* _Exercise directions_: Lines that hold the word "this" should be located and copied.

(Dataset rows)

────

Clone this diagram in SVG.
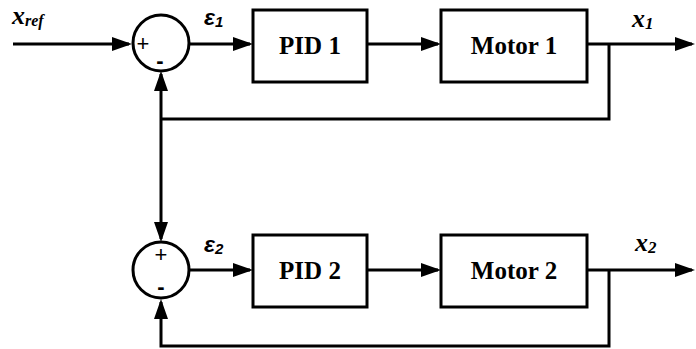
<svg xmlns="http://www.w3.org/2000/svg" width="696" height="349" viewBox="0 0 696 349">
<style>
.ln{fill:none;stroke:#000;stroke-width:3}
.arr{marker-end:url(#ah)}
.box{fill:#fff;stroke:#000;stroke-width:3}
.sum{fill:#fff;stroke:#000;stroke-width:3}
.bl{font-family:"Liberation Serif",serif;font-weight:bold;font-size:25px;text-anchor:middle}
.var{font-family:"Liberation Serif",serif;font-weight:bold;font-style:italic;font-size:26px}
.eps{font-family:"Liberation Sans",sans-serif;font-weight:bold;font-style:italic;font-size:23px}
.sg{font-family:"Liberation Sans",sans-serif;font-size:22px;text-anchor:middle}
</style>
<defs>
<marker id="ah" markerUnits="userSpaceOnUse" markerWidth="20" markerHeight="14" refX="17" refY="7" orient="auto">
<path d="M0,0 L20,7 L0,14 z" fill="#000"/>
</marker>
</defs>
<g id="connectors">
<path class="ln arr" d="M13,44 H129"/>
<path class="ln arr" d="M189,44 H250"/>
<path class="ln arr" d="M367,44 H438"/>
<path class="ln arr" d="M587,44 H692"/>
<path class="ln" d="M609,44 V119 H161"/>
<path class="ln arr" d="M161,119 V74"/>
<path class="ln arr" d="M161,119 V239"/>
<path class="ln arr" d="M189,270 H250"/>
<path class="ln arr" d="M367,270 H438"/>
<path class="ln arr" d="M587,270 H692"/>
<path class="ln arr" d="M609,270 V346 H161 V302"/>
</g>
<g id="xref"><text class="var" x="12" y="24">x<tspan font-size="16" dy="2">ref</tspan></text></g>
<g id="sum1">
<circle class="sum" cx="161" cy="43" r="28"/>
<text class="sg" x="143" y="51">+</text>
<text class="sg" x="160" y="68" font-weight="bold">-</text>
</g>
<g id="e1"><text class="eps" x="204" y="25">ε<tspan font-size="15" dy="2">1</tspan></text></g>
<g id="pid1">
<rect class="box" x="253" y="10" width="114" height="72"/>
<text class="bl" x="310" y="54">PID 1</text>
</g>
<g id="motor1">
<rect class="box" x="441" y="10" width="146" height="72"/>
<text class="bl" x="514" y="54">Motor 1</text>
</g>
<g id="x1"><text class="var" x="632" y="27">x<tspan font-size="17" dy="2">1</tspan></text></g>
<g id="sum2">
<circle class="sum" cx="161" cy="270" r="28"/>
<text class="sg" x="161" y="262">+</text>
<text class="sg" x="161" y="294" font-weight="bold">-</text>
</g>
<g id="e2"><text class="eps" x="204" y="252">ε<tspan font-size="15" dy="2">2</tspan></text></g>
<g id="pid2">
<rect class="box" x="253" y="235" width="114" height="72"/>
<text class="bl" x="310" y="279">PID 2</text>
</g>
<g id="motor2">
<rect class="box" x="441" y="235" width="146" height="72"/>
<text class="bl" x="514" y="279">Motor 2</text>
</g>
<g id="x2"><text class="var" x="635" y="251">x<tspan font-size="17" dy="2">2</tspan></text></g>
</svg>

────

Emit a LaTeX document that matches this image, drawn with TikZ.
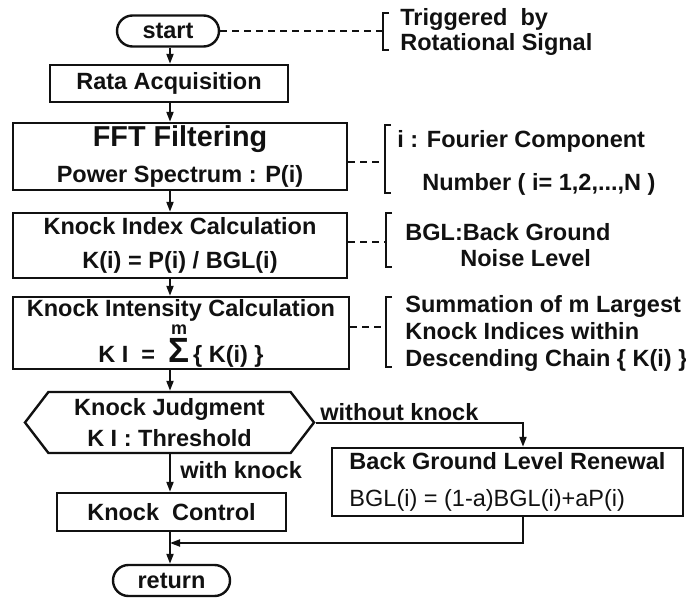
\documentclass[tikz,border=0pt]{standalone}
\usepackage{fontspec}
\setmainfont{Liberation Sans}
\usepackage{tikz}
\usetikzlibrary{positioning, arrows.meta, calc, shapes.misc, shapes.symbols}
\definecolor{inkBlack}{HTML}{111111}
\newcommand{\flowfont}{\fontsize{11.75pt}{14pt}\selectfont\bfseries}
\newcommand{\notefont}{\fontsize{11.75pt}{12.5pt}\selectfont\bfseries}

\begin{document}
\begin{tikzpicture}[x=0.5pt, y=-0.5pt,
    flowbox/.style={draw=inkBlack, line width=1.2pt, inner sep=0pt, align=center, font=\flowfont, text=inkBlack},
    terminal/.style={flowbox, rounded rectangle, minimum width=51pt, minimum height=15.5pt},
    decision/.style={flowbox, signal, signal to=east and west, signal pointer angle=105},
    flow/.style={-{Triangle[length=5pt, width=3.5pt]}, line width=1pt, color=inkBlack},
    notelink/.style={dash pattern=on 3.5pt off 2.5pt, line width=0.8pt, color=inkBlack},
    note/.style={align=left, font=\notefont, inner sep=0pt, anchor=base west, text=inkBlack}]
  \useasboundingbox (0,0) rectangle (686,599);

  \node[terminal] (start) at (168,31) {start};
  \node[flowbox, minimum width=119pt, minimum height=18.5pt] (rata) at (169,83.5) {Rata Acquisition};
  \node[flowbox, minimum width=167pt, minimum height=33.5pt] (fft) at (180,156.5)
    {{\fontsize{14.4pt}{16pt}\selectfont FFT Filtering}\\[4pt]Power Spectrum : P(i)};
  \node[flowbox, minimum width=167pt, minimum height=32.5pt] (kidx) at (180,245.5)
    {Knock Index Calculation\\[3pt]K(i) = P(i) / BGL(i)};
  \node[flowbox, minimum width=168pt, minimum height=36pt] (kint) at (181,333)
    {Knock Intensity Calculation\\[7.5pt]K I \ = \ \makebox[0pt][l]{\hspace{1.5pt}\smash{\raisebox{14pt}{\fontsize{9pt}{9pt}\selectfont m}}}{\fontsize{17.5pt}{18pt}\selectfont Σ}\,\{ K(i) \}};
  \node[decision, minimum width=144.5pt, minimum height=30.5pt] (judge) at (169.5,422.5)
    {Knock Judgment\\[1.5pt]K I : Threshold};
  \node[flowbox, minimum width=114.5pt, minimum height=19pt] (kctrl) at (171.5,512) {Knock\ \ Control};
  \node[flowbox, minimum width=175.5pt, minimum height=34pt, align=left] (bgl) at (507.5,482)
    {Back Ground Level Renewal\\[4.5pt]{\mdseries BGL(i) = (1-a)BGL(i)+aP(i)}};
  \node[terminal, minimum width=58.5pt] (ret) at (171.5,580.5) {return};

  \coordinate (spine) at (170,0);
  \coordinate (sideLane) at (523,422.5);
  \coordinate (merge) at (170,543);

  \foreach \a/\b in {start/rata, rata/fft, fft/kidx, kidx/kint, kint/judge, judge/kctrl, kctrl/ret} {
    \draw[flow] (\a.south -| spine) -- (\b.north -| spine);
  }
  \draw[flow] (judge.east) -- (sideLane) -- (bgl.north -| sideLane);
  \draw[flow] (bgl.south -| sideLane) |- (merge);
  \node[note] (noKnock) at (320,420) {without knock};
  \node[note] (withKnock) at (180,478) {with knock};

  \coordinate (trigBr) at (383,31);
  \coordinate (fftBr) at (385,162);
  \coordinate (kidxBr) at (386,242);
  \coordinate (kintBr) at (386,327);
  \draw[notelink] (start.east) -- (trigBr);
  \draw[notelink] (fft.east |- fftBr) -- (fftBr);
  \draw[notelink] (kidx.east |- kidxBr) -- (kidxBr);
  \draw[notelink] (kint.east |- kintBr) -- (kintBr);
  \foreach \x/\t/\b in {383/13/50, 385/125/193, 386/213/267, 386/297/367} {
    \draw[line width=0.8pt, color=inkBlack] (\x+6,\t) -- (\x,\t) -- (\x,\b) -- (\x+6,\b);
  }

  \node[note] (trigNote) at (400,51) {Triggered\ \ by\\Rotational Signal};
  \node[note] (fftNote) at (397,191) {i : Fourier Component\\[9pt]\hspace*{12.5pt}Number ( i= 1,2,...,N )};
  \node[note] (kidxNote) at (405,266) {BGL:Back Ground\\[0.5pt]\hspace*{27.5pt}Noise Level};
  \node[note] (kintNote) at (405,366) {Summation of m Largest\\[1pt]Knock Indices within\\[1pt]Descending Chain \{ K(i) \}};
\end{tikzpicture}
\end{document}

────

* _Task result_:
Clone this diagram in SVG.
Emit a LaTeX document that matches this image, drawn with TikZ.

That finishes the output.